Cases where name is a one element tuple

  • DataFrameGroupBy.__iter__ python >>> for name, _ in df.groupby(['a']): print(name) ... (1,) (7,)

Documentation

It should perhaps be said that DataFrameGroupBy.name is ill documented. But it is not a private property. It seems like the most natural thing to query if you need the information from the columns that you have grouped.

This is especially important, as pandas forces include_groups=False in apply with a FutureWarning/DeprecationWarning. So DataFrameGroupBy.name seems like the most natural way to reobtain this information now.

Feature Description

Consistency in either direction: - PRO SCALAR: It appears that in the majority of cases the name is a scalar. Although to be fair I have not checked many cases. This is probably also more intuitive to people that do not think about multiple column groupings

  • PRO TUPLE: The single element tuple makes this more consistent with the case, where multiple columns are selected.

Additional Context

No response

Comment From: rhshadrach

Thanks for the report. For apply, I believe we want to move away from pinning name on the passed DataFrame. However for GroupBy.groups, I'm positive on changing the keys to be tuples in the case where the user is grouping by a 1-element iterable. PRs to fix are welcome!

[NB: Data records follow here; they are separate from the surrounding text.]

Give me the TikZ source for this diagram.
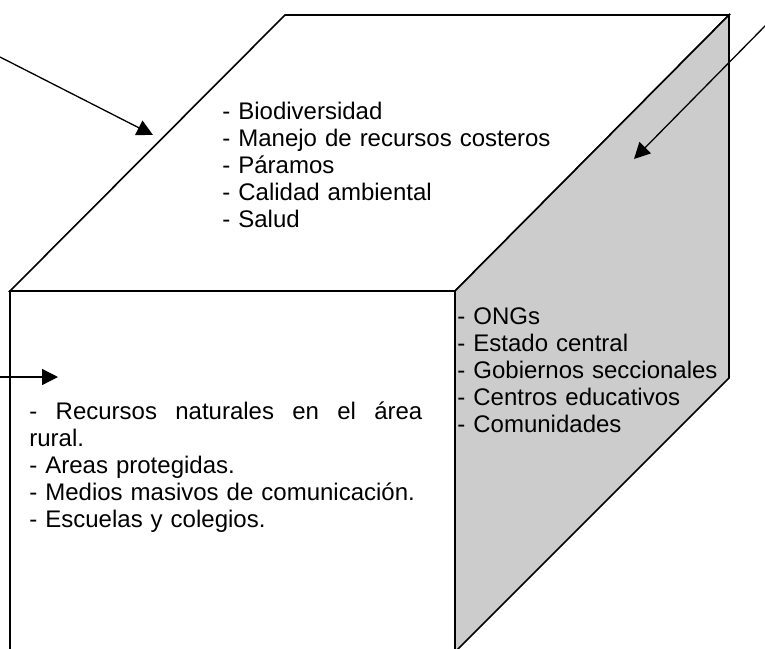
\documentclass[tikz,border=0pt]{standalone}
\usepackage{fontspec}
\setmainfont{Liberation Sans}
\usetikzlibrary{arrows.meta}
\definecolor{sidegray}{RGB}{204,204,204}
\begin{document}
\begin{tikzpicture}[x=0.5pt,y=-0.5pt,
        face/.style={draw,line width=0.8pt,line join=miter},
        list node/.style={anchor=base west,inner sep=0pt,align=left,
            font=\fontsize{12}{13.5}\selectfont},
        pointer/.style={-{Triangle[length=8pt,width=8pt]},line width=0.65pt}]

    \useasboundingbox (0,0) rectangle (765,648);
    \clip (0,0) rectangle (765,648);

    \coordinate (frontTL) at (10,291);
    \coordinate (frontTR) at (455,291);
    \coordinate (backL) at (285,15);
    \coordinate (backR) at (729,15);
    \coordinate (sideBR) at (729,378);
    \coordinate (sideBL) at (455,652);

    \filldraw[face,fill=white] (frontTL) -- (frontTR) -- (455,660) -- (10,660) -- cycle;
    \filldraw[face,fill=white] (frontTL) -- (backL) -- (backR) -- (frontTR) -- cycle;
    \filldraw[face,fill=sidegray] (frontTR) -- (backR) -- (sideBR) -- (sideBL) -- cycle;

    \node[list node,text width=180pt] (topList) at (222,119)
        {- Biodiversidad\\- Manejo de recursos costeros\\- P\'aramos\\- Calidad ambiental\\- Salud};
    \node[list node,text width=140pt] (sideList) at (457,324)
        {- ONGs\\- Estado central\\- Gobiernos seccionales\\- Centros educativos\\- Comunidades};
    \node[list node,text width=196.5pt] (frontList) at (29,419)
        {\makebox[196.5pt]{-\hfill Recursos\hfill naturales\hfill en\hfill el\hfill \'area}\\rural.\\
         - Areas protegidas.\\- Medios masivos de comunicaci\'on.\\- Escuelas y colegios.};

    \coordinate (topFrom) at (0,57);
    \coordinate (topTo) at (153,135);
    \coordinate (sideFrom) at (766,25);
    \coordinate (sideTo) at (634,159);
    \coordinate (frontFrom) at (0,377);
    \coordinate (frontTo) at (58,377);

    \path[pointer]
    (topFrom) edge (topTo)
    (sideFrom) edge (sideTo)
    (frontFrom) edge (frontTo);
\end{tikzpicture}
\end{document}
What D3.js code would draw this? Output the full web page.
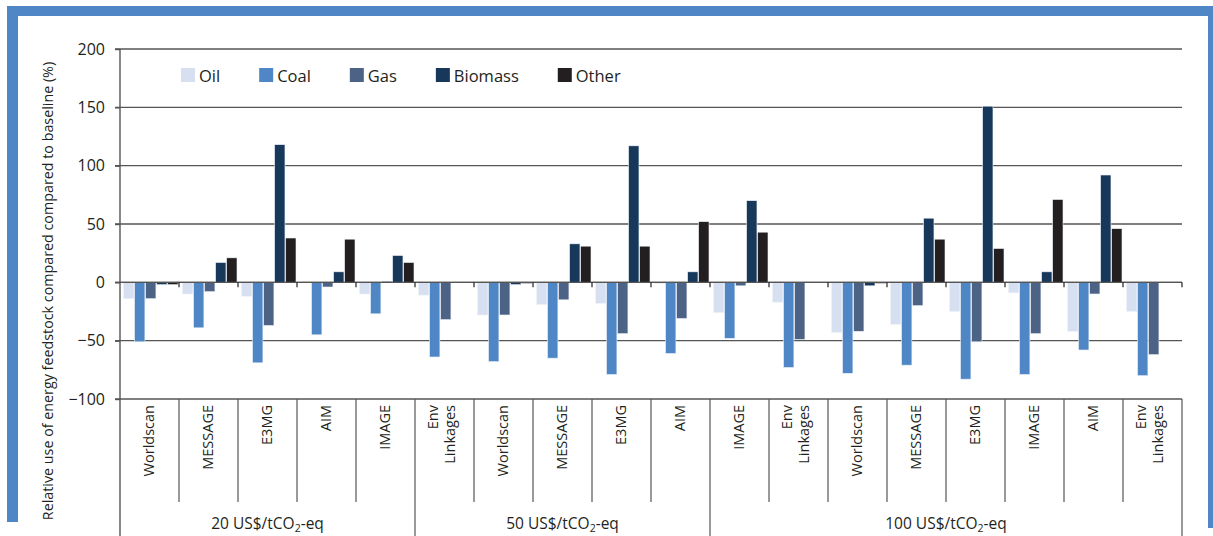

Comment From: FelixBenning

I am a bit confused why you want to remove this entirely from apply. apply feels like the functional alternative to __iter__, where you provide the name. It is entirely reasonable to want to use this (constant) information in the apply function. Why would you want to remove this information? How would you access this information if both the columns and the name is removed?

Could include_groups=True be a flag such that the group values are passed to the apply function as a second argument?